▶ _What you have to do_
Write each line of the material exactly as given, from the top through the line that contains "BLUE = '#2e3192'", and omit all pictures.

▶ _Dataset_
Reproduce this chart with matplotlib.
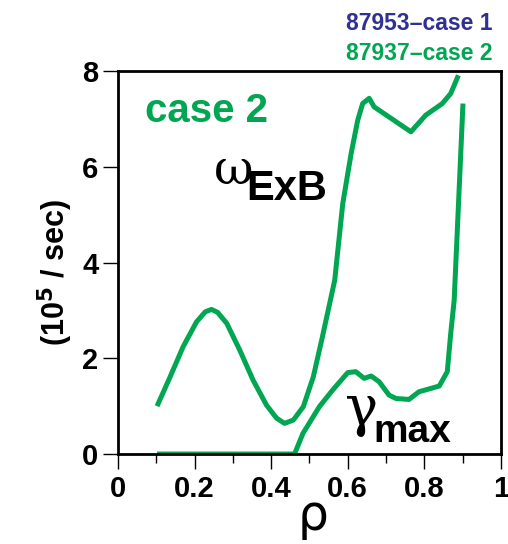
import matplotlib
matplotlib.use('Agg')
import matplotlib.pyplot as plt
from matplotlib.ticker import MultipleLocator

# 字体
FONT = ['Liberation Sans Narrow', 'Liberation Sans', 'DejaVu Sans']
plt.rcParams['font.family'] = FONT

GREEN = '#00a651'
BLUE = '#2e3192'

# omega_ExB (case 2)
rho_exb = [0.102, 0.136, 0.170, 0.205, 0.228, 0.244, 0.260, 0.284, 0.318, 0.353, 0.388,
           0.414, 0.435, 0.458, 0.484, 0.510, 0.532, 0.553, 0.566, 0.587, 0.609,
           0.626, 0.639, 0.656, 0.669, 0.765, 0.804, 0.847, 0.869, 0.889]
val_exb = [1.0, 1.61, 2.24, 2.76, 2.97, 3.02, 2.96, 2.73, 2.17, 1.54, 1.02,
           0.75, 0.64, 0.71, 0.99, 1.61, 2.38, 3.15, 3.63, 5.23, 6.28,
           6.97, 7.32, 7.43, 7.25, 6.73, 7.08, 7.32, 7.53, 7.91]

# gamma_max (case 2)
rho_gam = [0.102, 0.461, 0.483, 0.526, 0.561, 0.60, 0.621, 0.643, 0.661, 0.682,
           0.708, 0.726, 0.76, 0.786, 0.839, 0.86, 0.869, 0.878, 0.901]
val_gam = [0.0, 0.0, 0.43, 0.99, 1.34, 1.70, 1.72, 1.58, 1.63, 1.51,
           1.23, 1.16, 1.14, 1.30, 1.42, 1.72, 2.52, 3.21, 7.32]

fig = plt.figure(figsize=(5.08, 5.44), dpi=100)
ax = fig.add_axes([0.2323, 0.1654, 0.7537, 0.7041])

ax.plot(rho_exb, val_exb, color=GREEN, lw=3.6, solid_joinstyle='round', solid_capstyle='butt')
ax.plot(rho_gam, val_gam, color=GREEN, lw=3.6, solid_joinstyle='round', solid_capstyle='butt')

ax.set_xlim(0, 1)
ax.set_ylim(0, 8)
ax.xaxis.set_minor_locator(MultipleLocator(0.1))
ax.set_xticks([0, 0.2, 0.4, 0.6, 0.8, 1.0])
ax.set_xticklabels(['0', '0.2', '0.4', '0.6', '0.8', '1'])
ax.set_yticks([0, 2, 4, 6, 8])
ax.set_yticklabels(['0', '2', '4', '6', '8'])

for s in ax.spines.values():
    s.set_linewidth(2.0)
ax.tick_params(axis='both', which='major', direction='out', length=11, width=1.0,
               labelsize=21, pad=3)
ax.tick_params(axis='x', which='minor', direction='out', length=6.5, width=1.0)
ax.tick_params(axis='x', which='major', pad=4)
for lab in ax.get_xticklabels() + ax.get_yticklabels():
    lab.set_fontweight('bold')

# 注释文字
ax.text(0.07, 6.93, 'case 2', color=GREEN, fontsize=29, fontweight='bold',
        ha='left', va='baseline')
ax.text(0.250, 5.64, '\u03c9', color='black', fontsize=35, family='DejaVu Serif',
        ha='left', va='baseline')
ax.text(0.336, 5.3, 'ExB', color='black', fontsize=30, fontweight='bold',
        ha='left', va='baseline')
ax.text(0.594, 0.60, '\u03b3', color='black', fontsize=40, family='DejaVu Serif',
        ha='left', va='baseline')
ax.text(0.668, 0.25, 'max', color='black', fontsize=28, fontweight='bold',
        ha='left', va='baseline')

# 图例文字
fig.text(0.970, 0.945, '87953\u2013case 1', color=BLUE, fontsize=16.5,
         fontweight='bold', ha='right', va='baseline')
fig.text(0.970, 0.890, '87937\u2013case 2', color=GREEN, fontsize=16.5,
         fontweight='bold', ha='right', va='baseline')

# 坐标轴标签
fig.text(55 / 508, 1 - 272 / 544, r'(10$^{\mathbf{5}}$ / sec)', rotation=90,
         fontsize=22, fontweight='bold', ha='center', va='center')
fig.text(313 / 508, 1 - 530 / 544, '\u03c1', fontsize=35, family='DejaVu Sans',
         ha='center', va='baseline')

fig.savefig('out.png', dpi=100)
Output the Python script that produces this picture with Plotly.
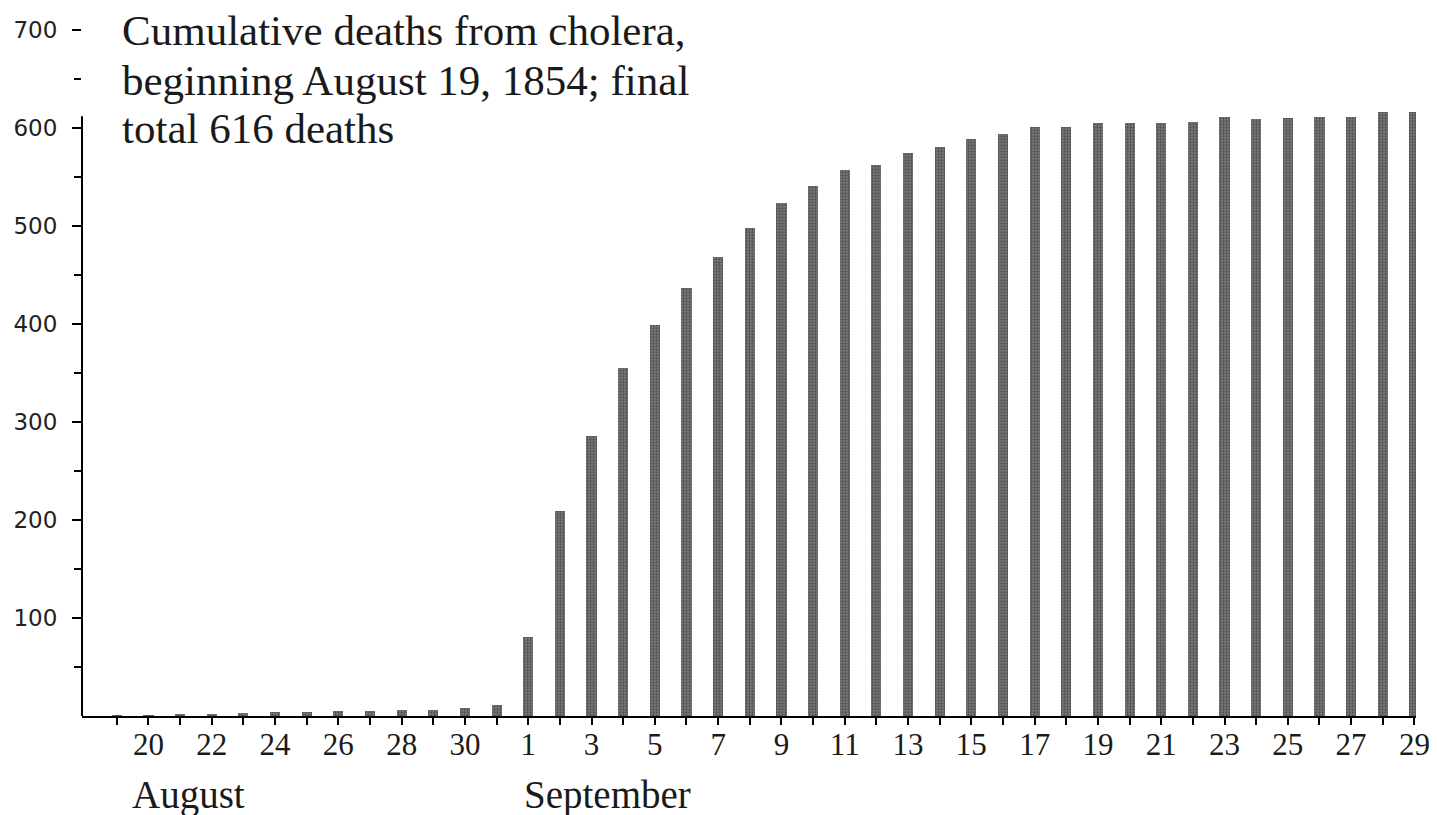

▶ _Exercise answer_
Reproduce this chart with matplotlib.
import matplotlib
matplotlib.use('Agg')
import matplotlib.pyplot as plt
from matplotlib.ticker import MultipleLocator

# 字体
FONT = ['Liberation Sans Narrow', 'Liberation Sans', 'DejaVu Sans']
plt.rcParams['font.family'] = FONT

GREEN = '#00a651'
BLUE = '#2e3192'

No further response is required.